Credit losses are another wild card. Agency mortgages carry no credit risk; they are backed by the US government-sponsored enterprises. Non-agency mortgages and mortgage pools do not, and in a severe recession or sudden employment shock, losses can materialize. The company sets aside reserves and monitors its loans carefully, but a tail risk remains.

What drives performance and where the vulnerabilities sit

Chimera’s returns depend on four things that management cannot control: the level of interest rates, the shape of the yield curve, credit spreads, and prepayment speeds. A steep curve with wide spreads is paradise; a flat or inverted curve with tight spreads is purgatory. The company can hedge some of this risk, but hedges are expensive and imperfect.

The core vulnerability is duration risk—the risk that interest rates move against the company’s large portfolio of fixed-rate assets. A sharp rise in rates cuts the market value of mortgages and securities. For a levered portfolio, small moves in asset values can wipe out equity value fast. That is why Chimera lives or dies on its ability to forecast the rate environment and position accordingly. In the past three years, the company has been broadly defensive, reducing leverage and trimming its non-agency exposure, in response to the Federal Reserve’s aggressive rate hiking cycle.

A second vulnerability is the liquidity trap: the company cannot sell assets quickly if it needs to without incurring losses.

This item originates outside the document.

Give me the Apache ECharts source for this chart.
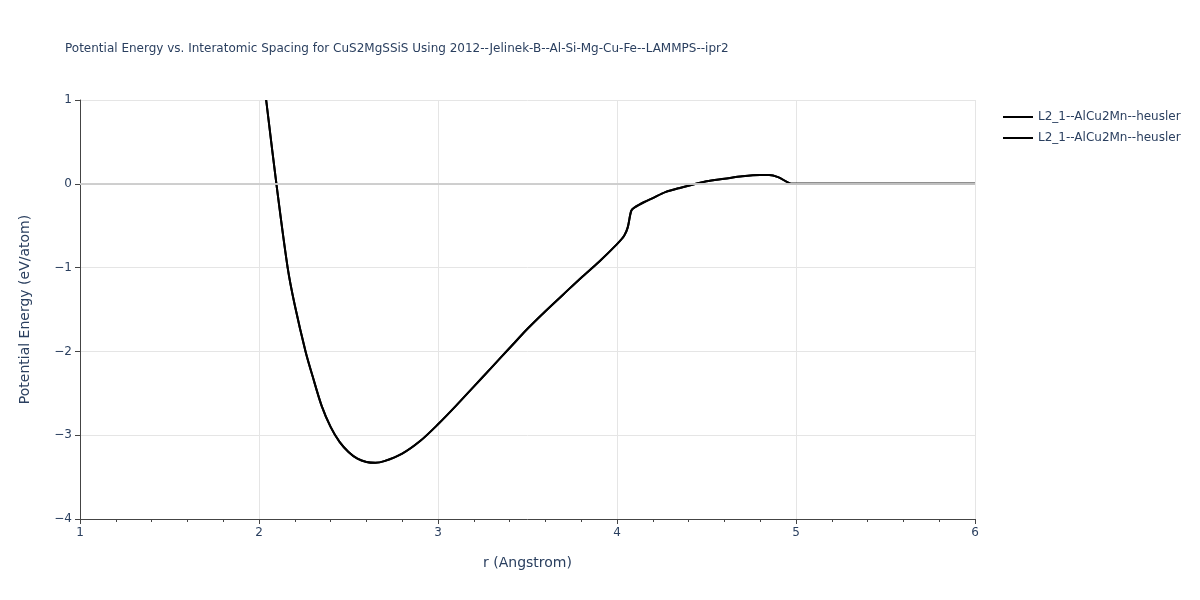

Mortgage securities are liquid, but non-agency RMBS can be illiquid in stress, and mortgage loans can only be sold through securitization. If the funding markets seize up—as they nearly did in 2008—Chimera could be forced to sell at fire-sale prices.

How to research Chimera as an investor

Anyone evaluating Chimera should begin with its annual 10-K and quarterly 10-Q filings (SEC CIK 0001409493), which spell out the portfolio composition, the leverage ratio, and the net interest margin. The earnings releases and call transcripts are where management discusses the rate environment, prepayment speeds, and portfolio positioning. Watch the quarterly distribution—if the company is cutting it, the spread has probably compressed too far.

Key metrics: the book value per share (the equity value per outstanding share) indicates how much real economic value sits under each share; changes in book value quarter to quarter tell you whether the portfolio is generating returns or being eroded by rates and losses. The dividend yield shows whether the distribution is sustainable given the earnings power. The leverage ratio shows the bet size. Any REIT investor should understand the tax treatment of distributions—a significant portion of Chimera’s dividend consists of return of capital, which does not create tax liability immediately but reduces your cost basis.


Chimera Investment Corp is a mortgage REIT that profits from the spread between asset yields and funding costs. It is a levered bet on residential mortgage credit, interest rates, and prepayment speeds—highly sensitive to changes in the macroeconomic and rate environment and unsuitable for investors with low risk tolerance.